|Pinxos in San Sebastian|
Pinxos tend to revolve around either fish or pork, which in general are the two most common food categories in the region. I cannot possibly tell you what is actually on any of them as they are all combinations of tapenades, vegetables, fish, etc. The first day we ate pinxos for lunch, I said to the bartender, in my best high school Spanish, that we had never eaten pinxos before and we were unsure how to eat them. What I meant was that I didn't know whether we ordered specific items, or if it was an all-you-can-eat situation, etc. The bartender took it to mean that I was a total idiot, and looked at me with a strange expression on his face as he replied, "Put them in your mouth."
|More pinxos in San Sebastian|
The best part about pinxos is just the camraderie and ambiance in the bars. Don't let the word "bars" make you think this is just for adults - strollers were everywhere. I have never seen so many grandfathers taking care of their grandchildren, and on top of that making sure to enjoy a drink and a pinxo with another grandfather-nanny. On Sunday afternoon in Bilbao, we stumbled across the Plaza Nueva, a square lined with bars and restaurants serving pinxos and drinks to hundreds of families, 20-somethings, grandparents, and everyone in between. Many of the bars had hand-printed signs stating, "Hay calamares", explaining that they were also serving hot fried calamari. This was clearly the most popular dish with the Sunday afternoon crowd judging by the number of people we saw popping calamari bits into their mouths around the plaza.

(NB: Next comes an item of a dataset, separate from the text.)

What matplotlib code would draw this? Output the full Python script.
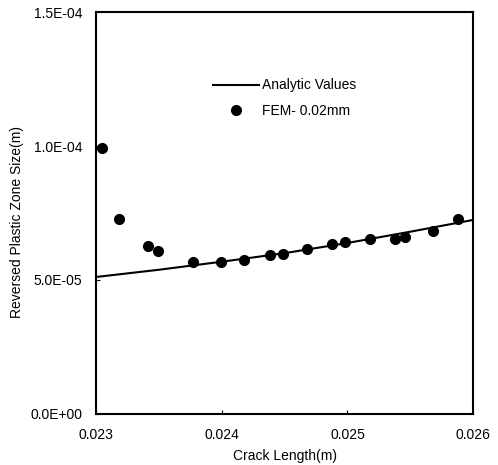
import matplotlib
matplotlib.use("Agg")
import matplotlib.pyplot as plt

plt.rcParams["font.family"] = ["Liberation Sans", "DejaVu Sans"]

# analytic curve
crack_analytic = [0.0230, 0.0235, 0.0240, 0.0245, 0.0250, 0.0255, 0.0260]
zone_analytic = [5.11e-5, 5.38e-5, 5.68e-5, 6.00e-5, 6.38e-5, 6.80e-5, 7.24e-5]

# FEM points, 0.02 mm mesh
crack_fem = [0.02305, 0.02318, 0.02341, 0.02349, 0.02377, 0.02399, 0.02418,
             0.02438, 0.02449, 0.02468, 0.02488, 0.02498, 0.02518, 0.02538,
             0.02546, 0.02568, 0.02588]
zone_fem = [9.93e-5, 7.28e-5, 6.27e-5, 6.07e-5, 5.67e-5, 5.67e-5, 5.75e-5,
            5.92e-5, 5.96e-5, 6.15e-5, 6.36e-5, 6.40e-5, 6.52e-5, 6.53e-5,
            6.59e-5, 6.84e-5, 7.26e-5]

x_ticks = [0.023, 0.024, 0.025, 0.026]
x_labels = ["0.023", "0.024", "0.025", "0.026"]
y_ticks = [0.0, 5.0e-5, 1.0e-4, 1.5e-4]
y_labels = ["0.0E+00", "5.0E-05", "1.0E-04", "1.5E-04"]

fig = plt.figure(figsize=(4.98, 4.65), dpi=100)
ax = fig.add_axes([0.193, 0.110, 0.757, 0.864])

ax.plot(crack_analytic, zone_analytic, color="black", linewidth=1.5,
        label="Analytic Values")
ax.plot(crack_fem, zone_fem, linestyle="none", marker="o", markersize=7,
        color="black", label="FEM- 0.02mm")

ax.set_xlim(0.023, 0.026)
ax.set_ylim(0.0, 1.5e-4)
ax.set_xticks(x_ticks)
ax.set_xticklabels(x_labels)
ax.set_yticks(y_ticks)
ax.set_yticklabels(y_labels)
ax.tick_params(axis="x", direction="in", length=3, labelsize=10, pad=10)
ax.tick_params(axis="y", direction="in", length=3, labelsize=10, pad=10)

for s in ax.spines.values():
    s.set_linewidth(1.5)

ax.set_xlabel("Crack Length(m)", fontsize=10, labelpad=5)
ax.set_ylabel("Reversed Plastic Zone Size(m)", fontsize=10)
# label sits a little below the axes centre in the original
ax.yaxis.set_label_coords(-0.19, 0.478)

ax.legend(loc="upper left", bbox_to_anchor=(0.31, 0.835), frameon=False,
          fontsize=10, handlelength=3.3, handletextpad=0.2, labelspacing=0.85,
          borderpad=0, borderaxespad=0)

fig.savefig("out.png", dpi=100)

And then we found out about kokotxas. Kokotxas, a Basque specialty, is part of the chin or throat of a deep-sea cod called hake. At Elkano, they offer kokotxas served in multiple ways - lightly battered, grilled, and with "green sauce" (seemed to be garlic and butter). Rocked. Our. World. And our mouths. Both of us took one bite, looked at the other and said, "I have never tasted anything like this before." It was, simply, awesome.
|Kokotxas three ways|
The grilled hake was also some of the best fish I have ever, ever eaten. So fresh, so tasty, so perfectly prepared on the outside grill located on the sidewalk outside the restaurant. Baby Oil and Mademoiselle were also perfect - though Baby Oil declined to eat anything but bread, and we decided we would forgo caring about his nutritional needs for one night - so we successfully pulled off eating one of the nicest meals we've had in Europe with two small children.
|They are cute small children!!|
On the French side of Basque territory, the food is more...French. We chose to focus on desserts, which are vastly superior in France compared with Spain. Paries and Adam are probably the two most well-known patisseries in the Pays Basque. Paries features mouchous, which are a type of macaron with no filling, and kanougas, which are caramels (unclear if anything is actually different or unusual about them). Adam features one simple macaron - one layer, no flavors save traditional almond. The Adam macaron is chewier than Parisian macarons but it is seriously delicious. Both shops offer touron, which is made of honey, sugar, and almond paste. Frankly we found the tourons too sweet for our tastes, though we tried a few flavors. Since it was raining for 2 days straight while we were in St Jean de Luz, we decided to spend most of our time eating.
We also sampled quite a bit of gateau basque, or traditional Basque cake. Again this features an almond filling - they really have a thing for almonds down there in Basque country - but in a delicious crust, and the traditional kind has cherries in it. A great gateau basque is excellent. Our favorite one was from a small bakery in the town of Espelette. This little town in the foothills of the Pyrenees is most well-known for piment d'Espelette, a specific type of chili pepper used in many Basque dishes. In Espelette, you can find everything with piment d'Espelette, from cheese to chocolate and anything else you might want.
|Sheep's milk cheese with piment d'Espelette, in Espelette|
In addition to the food, I should also briefly mention the bright and beautiful world of Basque textiles.
Ubiquitous throughout the region, ranging from cheap touristy items to upscale fabrics, you can find towels, tablecloths, robes, napkins, bags, portfolios, and much more in these lovely patterns. Our favorite shops included Artiga, Tissage de Luz, and Euskal Linge.
While the beret is a worldwide symbol of France that you never actually see in Paris, it turns out that the beret is a Basque symbol of victory in the world of Basque rural sports. We almost bought a Basque beret for Baby Oil but instead just took this photo.
Despite some feelings of loyalty toward France, I have to say that the Spanish side of the Basque region felt significantly more Basque. The French side felt more like France with a Basque veneer, and better desserts. I am truly glad we decided to explore this part of Europe, even if we ended the week declaring that we would never go on vacation again with small children. Which is why we are headed to Scotland in two weeks.